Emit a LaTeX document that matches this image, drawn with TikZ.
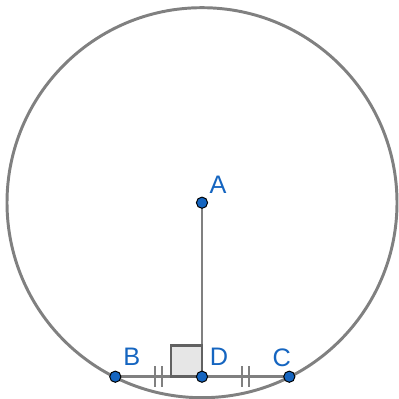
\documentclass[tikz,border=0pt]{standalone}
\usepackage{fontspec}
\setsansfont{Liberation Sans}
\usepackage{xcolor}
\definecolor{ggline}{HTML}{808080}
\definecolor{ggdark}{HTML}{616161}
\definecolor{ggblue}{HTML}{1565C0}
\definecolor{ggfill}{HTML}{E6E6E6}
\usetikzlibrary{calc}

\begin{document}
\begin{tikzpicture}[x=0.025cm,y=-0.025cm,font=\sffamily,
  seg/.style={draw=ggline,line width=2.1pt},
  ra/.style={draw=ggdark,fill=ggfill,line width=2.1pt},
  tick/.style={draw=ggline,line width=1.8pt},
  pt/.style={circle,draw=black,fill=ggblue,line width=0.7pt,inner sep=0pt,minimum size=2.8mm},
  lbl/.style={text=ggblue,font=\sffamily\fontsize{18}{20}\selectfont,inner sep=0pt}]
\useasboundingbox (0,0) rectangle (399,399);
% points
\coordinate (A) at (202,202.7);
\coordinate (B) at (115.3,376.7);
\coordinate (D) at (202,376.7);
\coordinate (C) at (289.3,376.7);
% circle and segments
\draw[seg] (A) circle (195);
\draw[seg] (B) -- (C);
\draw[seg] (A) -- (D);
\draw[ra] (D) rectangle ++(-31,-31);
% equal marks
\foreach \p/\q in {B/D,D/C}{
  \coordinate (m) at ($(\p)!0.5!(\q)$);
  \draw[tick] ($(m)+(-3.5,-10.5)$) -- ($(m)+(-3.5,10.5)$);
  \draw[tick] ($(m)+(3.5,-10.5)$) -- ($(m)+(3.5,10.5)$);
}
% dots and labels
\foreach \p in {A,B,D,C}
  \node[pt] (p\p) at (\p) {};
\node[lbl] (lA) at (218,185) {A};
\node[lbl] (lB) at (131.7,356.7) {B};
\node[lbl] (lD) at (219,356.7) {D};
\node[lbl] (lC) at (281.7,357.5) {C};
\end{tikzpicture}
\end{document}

# # # # # # #

→ **Directions for this task**
Set down the material above as is, without any pictures.

→ **Exercise solution**
Emit a LaTeX document that matches this image, drawn with TikZ.
\documentclass[tikz,border=0pt]{standalone}
\usepackage{fontspec}
\setsansfont{Liberation Sans}
\usepackage{xcolor}
\definecolor{ggline}{HTML}{808080}
\definecolor{ggdark}{HTML}{616161}
\definecolor{ggblue}{HTML}{1565C0}
\definecolor{ggfill}{HTML}{E6E6E6}
\usetikzlibrary{calc}

\begin{document}
\begin{tikzpicture}[x=0.025cm,y=-0.025cm,font=\sffamily,
  seg/.style={draw=ggline,line width=2.1pt},
  ra/.style={draw=ggdark,fill=ggfill,line width=2.1pt},
  tick/.style={draw=ggline,line width=1.8pt},
  pt/.style={circle,draw=black,fill=ggblue,line width=0.7pt,inner sep=0pt,minimum size=2.8mm},
  lbl/.style={text=ggblue,font=\sffamily\fontsize{18}{20}\selectfont,inner sep=0pt}]
\useasboundingbox (0,0) rectangle (399,399);
% points
\coordinate (A) at (202,202.7);
\coordinate (B) at (115.3,376.7);
\coordinate (D) at (202,376.7);
\coordinate (C) at (289.3,376.7);
% circle and segments
\draw[seg] (A) circle (195);
\draw[seg] (B) -- (C);
\draw[seg] (A) -- (D);
\draw[ra] (D) rectangle ++(-31,-31);
% equal marks
\foreach \p/\q in {B/D,D/C}{
  \coordinate (m) at ($(\p)!0.5!(\q)$);
  \draw[tick] ($(m)+(-3.5,-10.5)$) -- ($(m)+(-3.5,10.5)$);
  \draw[tick] ($(m)+(3.5,-10.5)$) -- ($(m)+(3.5,10.5)$);
}
% dots and labels
\foreach \p in {A,B,D,C}
  \node[pt] (p\p) at (\p) {};
\node[lbl] (lA) at (218,185) {A};
\node[lbl] (lB) at (131.7,356.7) {B};
\node[lbl] (lD) at (219,356.7) {D};
\node[lbl] (lC) at (281.7,357.5) {C};
\end{tikzpicture}
\end{document}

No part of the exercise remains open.